Ad ascoltare la testimonianza del maggiore Cito è stato impossibile non ricordare quello che dissero a Cinisi gli amici di Peppino Impastato dopo il suo orrendo delitto, il 9 maggio 1978, dai microfoni di Radio Aut, protestando contro quella città che alle persone perbene aveva scelto di stare dalla parte dei mafiosi: “noi la mafia la vogliamo, non perché ci fa paura ma perché ci dà sicurezza…perché ci piace”.
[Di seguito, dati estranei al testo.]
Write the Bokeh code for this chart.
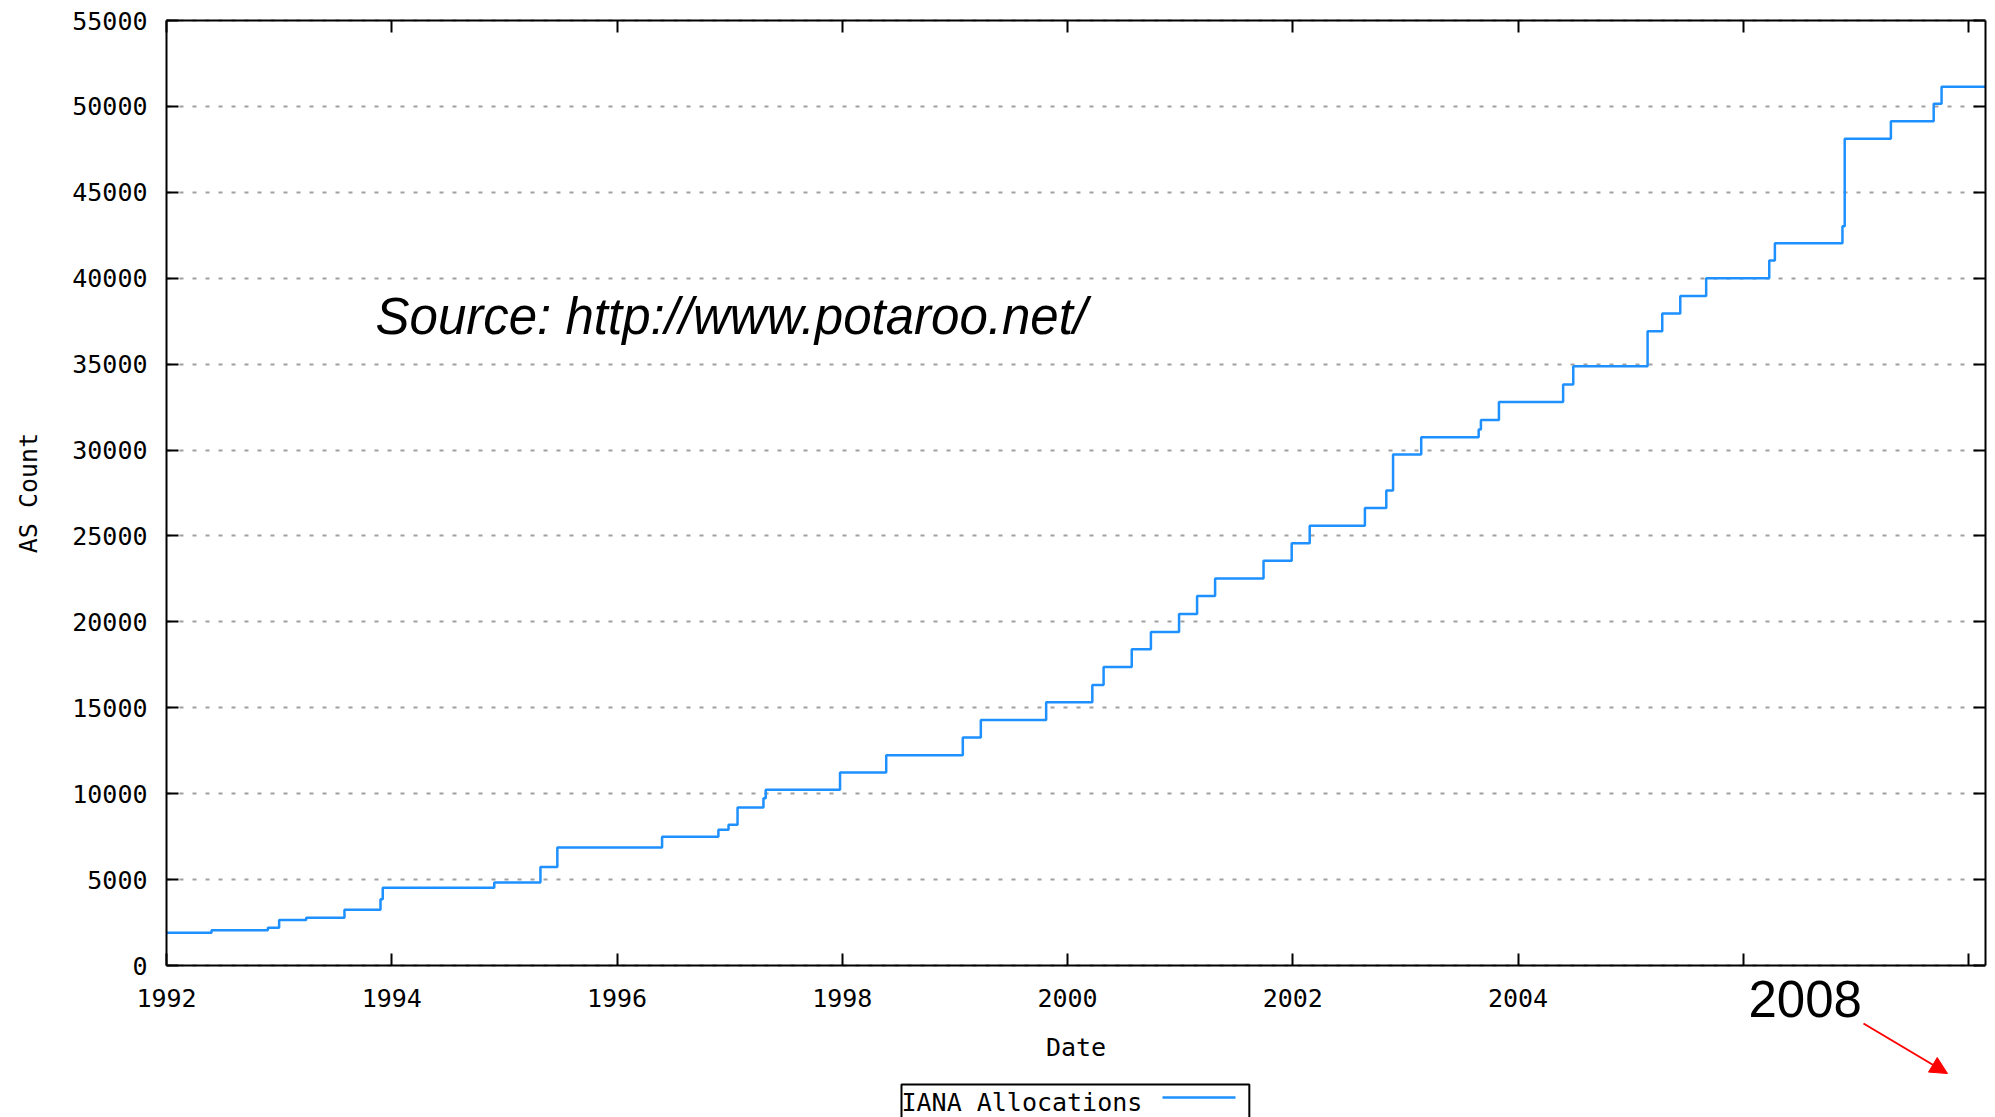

Non è un ricordo calato così per sorprendere, ma per scrivere una volta e per tutte nella pietra, nel marmo, perché resti presente scolpita nella conoscenza collettiva, che qui a Trapani abbiamo una “mafia di prossimità”. Ufficialmente i mafiosi non li conosciamo, non sappiamo chi sono, ma se per caso qualcuno si ritrova un grave problema da risolvere, ecco che invece di andare a bussare alle porte degli uffici giudiziari, si va a cercare il mafioso. Come Pietro Armando Bonanno. Il maggiore Cito ha riferito di quando un noto imprenditore e commerciante trapanese, Benito Spada nel marzo 2023 andò a trovare Bonanno, dopo che un delinquentello , tale Vito Messina, soprannominato “Cucciolo” nell’ambiente criminale del rione popolare di San Giuliano, era andato a dargli fastidio. Spada, titolare di un negozio di abbigliamento e di un’attività ricettiva sulla spiaggia di San Giuliano, il Nais, si era ritrovato a che fare con “Cucciolo” che messo alla porta del locale, dove pretendeva anche di entrare senza pagare, si vendicava quasi ogni giorno con danneggiamenti di vario genere anche a danno degli avventori. Spada pare dopo aver chiesto in giro (non certo rivolgendosi alle forze dell’ordine) ebbe indicato Bonanno e andò a trovarlo nella macelleria “ufficio” del boss.
Le intercettazioni ambientali hanno svelato la discussione tra i due, con Bonanno rassicurante pronto a dirgli che la questione di sarebbe risolta: “senza sparare risolviamo questa situazione”. Bonanno poi ne parlò con Vito Culcasi, “Cucciolo” era imparentato con questi: “u vulia stuccari, ma unnu fici picchì è to parente”. “Ma si c’è da stuccari si stocca”. Dove stuccari sta per far male. Con le “buone” Messina ha desistito con le sue azioni, pare convinto da Culcasi. Ma il boss non fa niente per niente. E Spada secondo il racconto del maggiore Cito, ha dovuto pagare dapprima 2 mila euro e poi altri mille, e forse, ha dovuto regalare anche a Bonanno il vestito buono per il suo matrimonio. In tal senso non ci sono prove, ma sono rimasti solo sospetti. Il processo adesso proseguirà nelle prossime settimane con le domande dei difensori degli imputati.